# Low Testosteron/Low Drive do not exist. Bad food does.



## See_Listen_Love (Jun 28, 2012)

Hi,

Like I posted in another thread I believe 'being LD' en 'having Low Testosterone' do not exist. That is, not as an explanation for the effect: having a low libido.

I thought it is in the food, or in the water. To much sugar, obesity, female hormones in the groundwater.

In this video Ori Hofmekler mentions the decline of sperm count and testosterone, as caused by diet and environment for the common citizen.

Defense Nutrition: Anti-Estrogenic Diet by Ori Hofmekler - YouTube

If these statistics about sperm count and testosterone are right, then people need to go back to the food and water they had available to them before the food-, pharmaceutical-, and the polluting-industries became big players.

Then their sex drive will strongly improve I think.


----------



## jld (Dec 1, 2013)

Is this a meat-based diet?

We eat a vegan diet, and dh has never had ED (he's 47). 

It's surprising to me how common ED seems to be.

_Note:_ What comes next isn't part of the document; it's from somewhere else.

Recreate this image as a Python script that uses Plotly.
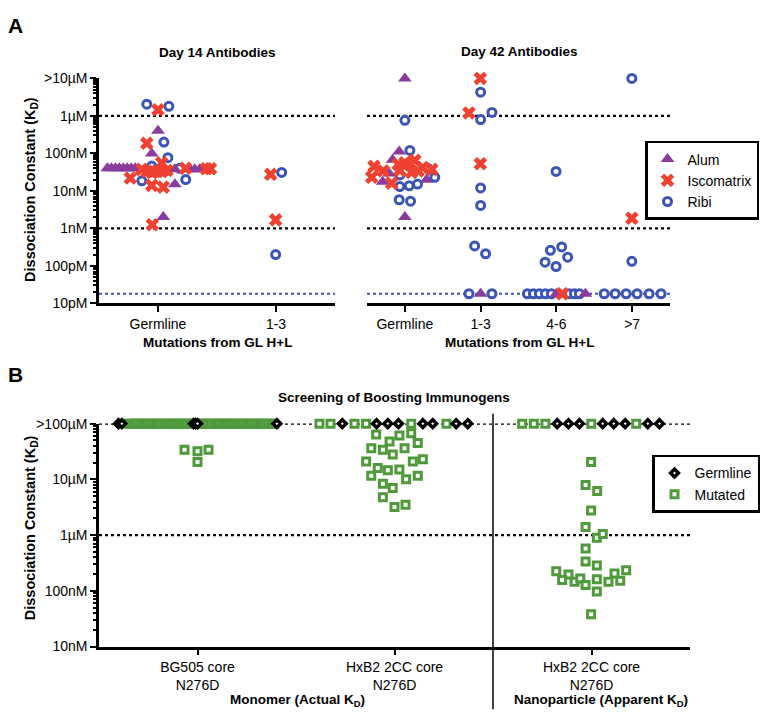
import plotly.graph_objects as go

# ====================== DATA ======================
# Panel A  (x = mutation group index + swarm offset, kd in molar)
d14_groups = ["Germline", "1-3"]
d42_groups = ["Germline", "1-3", "4-6", ">7"]
kd_ticks_a = [1e-5, 1e-6, 1e-7, 1e-8, 1e-9, 1e-10, 1e-11]
kd_ticktext_a = [">10µM", "1µM", "100nM", "10nM", "1nM", "100pM", "10pM"]
a_black_lines = [1e-6, 1e-9]
a_blue_line = 1.8e-11

d14_alum_x = [-0.429, -0.395, -0.361, -0.328, -0.294, -0.261, -0.227, -0.193,
              0.143, 0.269, 0.311, 0.353, -0.053, 0.0, 0.143, 0.045]
d14_alum_kd = [4.0e-8, 4.0e-8, 4.0e-8, 4.0e-8, 4.0e-8, 4.0e-8, 4.0e-8, 4.0e-8,
               3.8e-8, 3.8e-8, 3.8e-8, 3.8e-8, 1.0e-7, 4.0e-7, 1.5e-8, 2.0e-9]

d14_isco_x = [0.0, -0.095, 0.031, -0.137, -0.092, -0.050, -0.008, 0.034, 0.076,
              0.233, 0.409, 0.445, -0.235, -0.053, 0.045, -0.048, 0.955, 0.997]
d14_isco_kd = [1.46e-6, 1.86e-7, 5.6e-8, 3.75e-8, 3.3e-8, 3.1e-8, 3.3e-8, 3.3e-8, 3.5e-8,
               4.0e-8, 3.9e-8, 3.9e-8, 2.2e-8, 1.4e-8, 1.26e-8, 1.25e-9, 2.77e-8, 1.68e-9]

d14_ribi_x = [-0.095, 0.092, 0.050, 0.084, -0.053, 0.185, -0.137, 0.235, 1.048, 0.997]
d14_ribi_kd = [2.06e-6, 1.8e-6, 2.0e-7, 7.7e-8, 4.6e-8, 4.0e-8, 1.86e-8, 2.0e-8, 3.1e-8, 2.0e-10]

d42_alum_x = [0.0, -0.075, -0.162, -0.207, -0.293, 0.286, 0.0, 1.0, 2.0, 2.382]
d42_alum_kd = [1e-5, 1.12e-7, 6.8e-8, 2.9e-8, 1.75e-8, 1.97e-8, 2.0e-9, 1.8e-11, 1.8e-11, 1.8e-11]

d42_isco_x = [-0.408, -0.438, -0.286, -0.175, -0.088, 0.0, 0.066, 0.132, 0.088, 0.175,
              0.237, 0.355, -0.066, 0.996, 0.846, 0.996, 2.079, 2.996]
d42_isco_kd = [4.5e-8, 2.3e-8, 3.4e-8, 1.6e-8, 5.1e-8, 5.6e-8, 5.1e-8, 6.5e-8, 3.1e-8, 3.4e-8,
               4.2e-8, 3.75e-8, 3.5e-8, 1e-5, 1.2e-6, 5.3e-8, 1.8e-11, 1.86e-9]

d42_ribi_x = [0.0, 0.066, -0.066, 0.303, 0.395, -0.066, 0.057, 0.167, -0.075, 0.075,
              1.0, 1.149, 1.0, 1.0, 1.0, 0.921, 1.066, 0.846, 1.149,
              1.996, 2.070, 1.921, 2.149, 1.851, 1.996,
              1.618, 1.697, 1.776, 1.855, 1.934, 2.171, 2.237, 2.303,
              2.996, 2.996, 2.632, 2.776, 2.921, 3.066, 3.224, 3.382]
d42_ribi_kd = [7.6e-7, 1.2e-7, 2.66e-8, 4.0e-8, 2.3e-8, 1.3e-8, 1.37e-8, 1.52e-8, 5.8e-9, 5.3e-9,
               4.3e-6, 1.24e-6, 8e-7, 1.2e-8, 4.1e-9, 3.4e-10, 2.1e-10, 1.8e-11, 1.8e-11,
               3.3e-8, 3.2e-10, 2.6e-10, 1.7e-10, 1.25e-10, 9.6e-11,
               1.8e-11, 1.8e-11, 1.8e-11, 1.8e-11, 1.8e-11, 1.8e-11, 1.8e-11, 1.8e-11,
               1e-5, 1.32e-10, 1.8e-11, 1.8e-11, 1.8e-11, 1.8e-11, 1.8e-11, 1.8e-11]

# Panel B
b_groups = ["BG505 core<br>N276D", "HxB2 2CC core<br>N276D", "HxB2 2CC core<br>N276D"]
kd_ticks_b = [1e-4, 1e-5, 1e-6, 1e-7, 1e-8]
kd_ticktext_b = [">100µM", "10µM", "1µM", "100nM", "10nM"]
b_dotted_lines = [1e-4, 1e-6]

bg505_gl_x = [-0.401, -0.384, -0.020, -0.010, 0.0, 0.403]
bg505_gl_kd = [1e-4, 1e-4, 1e-4, 1e-4, 1e-4, 1e-4]
hxb2_gl_x = [0.735, 0.909, 0.966, 1.020, 1.144, 1.194, 1.313, 1.372]
hxb2_gl_kd = [1e-4, 1e-4, 1e-4, 1e-4, 1e-4, 1e-4, 1e-4, 1e-4]
np_gl_x = [1.826, 1.883, 1.939, 2.057, 2.113, 2.171, 2.286, 2.345]
np_gl_kd = [1e-4, 1e-4, 1e-4, 1e-4, 1e-4, 1e-4, 1e-4, 1e-4]

bg505_mut_x = [-0.350, -0.336, -0.322, -0.308, -0.294, -0.280, -0.266, -0.252, -0.238, -0.224,
               -0.210, -0.196, -0.182, -0.168, -0.154, -0.140, -0.126, -0.112, -0.098, -0.084,
               -0.070, -0.056, -0.042, -0.028,
               0.010, 0.024, 0.038, 0.052, 0.066, 0.080, 0.094, 0.108, 0.122, 0.136,
               0.150, 0.164, 0.178, 0.192, 0.206, 0.220, 0.234, 0.248, 0.262, 0.276,
               0.290, 0.304, 0.318, 0.332, 0.346, 0.360, 0.374, 0.388,
               -0.066, 0.0, 0.056, 0.0]
bg505_mut_kd = [1e-4, 1e-4, 1e-4, 1e-4, 1e-4, 1e-4, 1e-4, 1e-4, 1e-4, 1e-4,
                1e-4, 1e-4, 1e-4, 1e-4, 1e-4, 1e-4, 1e-4, 1e-4, 1e-4, 1e-4,
                1e-4, 1e-4, 1e-4, 1e-4,
                1e-4, 1e-4, 1e-4, 1e-4, 1e-4, 1e-4, 1e-4, 1e-4, 1e-4, 1e-4,
                1e-4, 1e-4, 1e-4, 1e-4, 1e-4, 1e-4, 1e-4, 1e-4, 1e-4, 1e-4,
                1e-4, 1e-4, 1e-4, 1e-4, 1e-4, 1e-4, 1e-4, 1e-4,
                3.4e-5, 3.2e-5, 3.4e-5, 2.05e-5]

hxb2_mut_x = [0.619, 0.675, 0.797, 0.856, 1.085, 1.264,
              0.907, 1.025, 1.085, 0.975, 1.118, 0.882, 0.941, 1.051, 0.991, 1.093,
              1.144, 0.856, 0.915, 0.966, 1.025, 0.882, 1.059, 1.118, 0.941, 0.991,
              0.941, 1.0, 1.056]
hxb2_mut_kd = [1e-4, 1e-4, 1e-4, 1e-4, 1e-4, 1e-4,
               6.4e-5, 6.1e-5, 6.7e-5, 4.8e-5, 4.5e-5, 3.6e-5, 3.4e-5, 3.6e-5, 2.8e-5, 2.1e-5,
               2.3e-5, 2.1e-5, 1.6e-5, 1.46e-5, 1.5e-5, 1.16e-5, 1.0e-5, 1.16e-5, 8.3e-6, 7.0e-6,
               4.8e-6, 3.2e-6, 3.5e-6]

np_mut_x = [1.648, 1.707, 1.766, 1.999, 2.227,
            1.998, 1.970, 2.029, 1.998, 1.970, 2.027, 2.057, 1.970, 1.970, 2.027,
            1.821, 1.883, 1.851, 1.914, 1.943, 1.970, 2.027, 2.027, 2.086, 2.117,
            2.146, 2.176, 1.998]
np_mut_kd = [1e-4, 1e-4, 1e-4, 1e-4, 1e-4,
             2.05e-5, 7.9e-6, 6.2e-6, 2.75e-6, 1.4e-6, 9.0e-7, 1.05e-6, 5.75e-7, 3.36e-7, 2.86e-7,
             2.24e-7, 1.96e-7, 1.56e-7, 1.46e-7, 1.67e-7, 1.27e-7, 1.62e-7, 9.7e-8, 1.46e-7, 2.05e-7,
             1.52e-7, 2.33e-7, 3.8e-8]

# ====================== STYLE ======================
W, H = 764, 724
FONT = "Liberation Sans, Arial, sans-serif"
PURPLE = "#8B3A9E"
RED = "#F0402F"
BLUE = "#3A55B4"
GREEN = "#4E9A3A"


def px(x):
    return x / W


def py(y):
    return 1 - y / H


alum_m = dict(symbol="triangle-up", size=12, color=PURPLE, line=dict(width=0))
isco_m = dict(symbol="x", size=12, color=RED, line=dict(width=0))
ribi_m = dict(symbol="circle", size=8, color="white", line=dict(color=BLUE, width=3))
gl_m = dict(symbol="diamond", size=6, color="white", line=dict(color="black", width=3.5))
mut_m = dict(symbol="square", size=7, color="white", line=dict(color=GREEN, width=3))

fig = go.Figure()


def add(x, y, name, marker, xa, ya, legend, show, rank):
    fig.add_trace(go.Scatter(
        x=x, y=y, mode="markers", name=name, marker=marker,
        xaxis=xa, yaxis=ya, legend=legend, legendgroup=name,
        showlegend=show, legendrank=rank, cliponaxis=False, hoverinfo="skip"))


# Panel A (Ribi drawn first, Iscomatrix on top)
add(d14_ribi_x, d14_ribi_kd, "Ribi", ribi_m, "x", "y", "legend", True, 3)
add(d14_alum_x, d14_alum_kd, "Alum", alum_m, "x", "y", "legend", True, 1)
add(d14_isco_x, d14_isco_kd, "Iscomatrix", isco_m, "x", "y", "legend", True, 2)
add(d42_ribi_x, d42_ribi_kd, "Ribi", ribi_m, "x2", "y2", "legend", False, 3)
add(d42_alum_x, d42_alum_kd, "Alum", alum_m, "x2", "y2", "legend", False, 1)
add(d42_isco_x, d42_isco_kd, "Iscomatrix", isco_m, "x2", "y2", "legend", False, 2)

# Panel B
add(bg505_mut_x, bg505_mut_kd, "Mutated", mut_m, "x3", "y3", "legend2", True, 2)
add(hxb2_mut_x, hxb2_mut_kd, "Mutated", mut_m, "x3", "y3", "legend2", False, 2)
add(np_mut_x, np_mut_kd, "Mutated", mut_m, "x3", "y3", "legend2", False, 2)
add(bg505_gl_x, bg505_gl_kd, "Germline", gl_m, "x3", "y3", "legend2", True, 1)
add(hxb2_gl_x, hxb2_gl_kd, "Germline", gl_m, "x3", "y3", "legend2", False, 1)
add(np_gl_x, np_gl_kd, "Germline", gl_m, "x3", "y3", "legend2", False, 1)

tickfont = dict(family=FONT, size=14, color="black")
base_x = dict(showline=True, linecolor="black", linewidth=2.5, ticks="outside",
              tickcolor="black", tickwidth=2, ticklen=6, showgrid=False, zeroline=False,
              tickfont=tickfont, tickmode="array")


def minor_vals(lo, hi):
    return [m * 10.0 ** e for e in range(lo, hi) for m in range(2, 10)]


base_y = dict(type="log", showline=True, linecolor="black", linewidth=2.5, ticks="outside",
              tickcolor="black", tickwidth=2, ticklen=6, showgrid=False, zeroline=False,
              tickfont=tickfont, tickmode="array")

EPS = 0.0004
fig.update_layout(
    width=W, height=H, margin=dict(l=0, r=0, t=0, b=0), autosize=False,
    paper_bgcolor="white", plot_bgcolor="rgba(0,0,0,0)",
    font=dict(family=FONT, color="black"),
    xaxis=dict(base_x, domain=[px(99), px(335)], range=[-0.5, 1.5], anchor="y",
               tickvals=[0, 1], ticktext=d14_groups),
    yaxis=dict(base_y, domain=[py(302), py(72)], range=[-11 - EPS, -5 + EPS], anchor="x",
               tickvals=kd_ticks_a, ticktext=kd_ticktext_a,
               minor=dict(tickmode="array", tickvals=minor_vals(-11, -5), ticks="outside",
                          ticklen=3, tickwidth=1.5, tickcolor="black")),
    xaxis2=dict(base_x, domain=[px(367), px(670)], range=[-0.5, 3.5], anchor="y2",
                tickvals=[0, 1, 2, 3], ticktext=d42_groups),
    yaxis2=dict(type="log", domain=[py(302), py(72)], range=[-11 - EPS, -5 + EPS], anchor="x2",
                showline=False, showticklabels=False, ticks="", showgrid=False, zeroline=False),
    xaxis3=dict(base_x, domain=[px(99), px(690)], range=[-0.5, 2.5], anchor="y3",
                tickvals=[0, 1, 2], ticktext=b_groups),
    yaxis3=dict(base_y, domain=[py(653), py(425)], range=[-8 - EPS, -4 + EPS], anchor="x3",
                tickvals=kd_ticks_b, ticktext=kd_ticktext_b,
                minor=dict(tickmode="array", tickvals=minor_vals(-8, -4), ticks="outside",
                           ticklen=3, tickwidth=1.5, tickcolor="black")),
    legend=dict(x=px(645), y=py(136), xanchor="left", yanchor="top",
                bordercolor="black", borderwidth=2.5, bgcolor="white",
                font=dict(family=FONT, size=14, color="black"), tracegroupgap=0),
    legend2=dict(x=px(652), y=py(457), xanchor="left", yanchor="top",
                 bordercolor="black", borderwidth=2.5, bgcolor="white",
                 font=dict(family=FONT, size=14, color="black"), tracegroupgap=0),
)

shapes = []
for v in a_black_lines:
    for xa, ya in (("x", "y"), ("x2", "y2")):
        shapes.append(dict(type="line", xref=xa + " domain", yref=ya, x0=0, x1=1, y0=v, y1=v,
                           line=dict(color="black", width=2.4, dash="dot"), layer="below"))
for xa, ya in (("x", "y"), ("x2", "y2")):
    shapes.append(dict(type="line", xref=xa + " domain", yref=ya, x0=0, x1=1,
                       y0=a_blue_line, y1=a_blue_line,
                       line=dict(color=BLUE, width=2, dash="dot"), layer="below"))
for v in b_dotted_lines:
    shapes.append(dict(type="line", xref="x3 domain", yref="y3", x0=0, x1=1, y0=v, y1=v,
                       line=dict(color="black", width=2.4, dash="dot"), layer="below"))
shapes.append(dict(type="line", xref="x3", yref="paper", x0=1.5, x1=1.5,
                   y0=py(717), y1=py(415), line=dict(color="black", width=1.5)))
fig.update_layout(shapes=shapes)


def ann(text, x, y, size, bold=True, angle=0):
    fig.add_annotation(text=("<b>%s</b>" % text) if bold else text,
                       x=px(x), y=py(y), xref="paper", yref="paper",
                       xanchor="center", yanchor="middle", showarrow=False, textangle=angle,
                       font=dict(family=FONT, size=size, color="black"))


ann("A", 15, 18, 21)
ann("B", 15, 375, 21)
ann("Day 14 Antibodies", 217, 45, 13.5)
ann("Day 42 Antibodies", 519, 44, 13.5)
ann("Mutations from GL H+L", 217, 342, 13.5)
ann("Mutations from GL H+L", 519, 342, 13.5)
ann("Dissociation Constant (K<sub>D</sub>)", 31, 186, 14.5, angle=-90)
ann("Dissociation Constant (K<sub>D</sub>)", 31, 532, 14.5, angle=-90)
ann("Screening of Boosting Immunogens", 394, 398, 13.5)
ann("Monomer (Actual K<sub>D</sub>)", 297, 708, 13.5)
ann("Nanoparticle (Apparent K<sub>D</sub>)", 601, 708, 13.5)

fig.write_html("out.html", config={"displayModeBar": False},
               post_script="document.body.style.margin='0px';")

I had only barely heard of it before I came to TAM.


----------



## jorgegene (May 26, 2012)

See_Listen_Love said:


> Hi,
> 
> Like I posted in another thread I believe 'being LD' en 'having Low Testosterone' do not exist. That is, not as an explanation for the effect: having a low libido.
> 
> ...


I can believe this is true.

I've had periodic ED that comes and goes ever since I can remember going back to even when I was young. My diet as a bachelor was always lousy. Fast food.
Now I try to make up for it by being in good shape and excersizing a ton.

I haven't considered it a problem so far though, because I keep my wife satisfied and it works 85-90% of the time.

I'm 59, so I'm a good test of time.


----------



## long_done (Jun 5, 2014)

I hate to say it, but with the population getting more obese and out of shape, LD is going to become way more common.

Such a sad way to live life, to deprive one self and their partner of the greatest gift of all - love.


----------



## See_Listen_Love (Jun 28, 2012)

jld said:


> Is this a meat-based diet?
> 
> We eat a vegan diet, and dh has never had ED (he's 47).
> 
> It's surprising to me how common ED seems to be. I had only barely heard of it before I came to TAM.


I do not know much about it, I have my own diet/way of eating which will look like it I guess. But here is a link to a review

Anti Estrogenic Diet

While I eat reasonably well, and exercise a lot, my sex drive is very healthy. Stress is a factor though. Taking your time is for relaxation, communication and sex itself is key.


----------



## Tomson (Mar 10, 2014)

I see your point. I would also say that lack of aspirin in your blood stream does not cause headache. However low libido arrives, if sex was previously good, then testosterone may help treat it even if the cause was all the things you mentioned in your post.


----------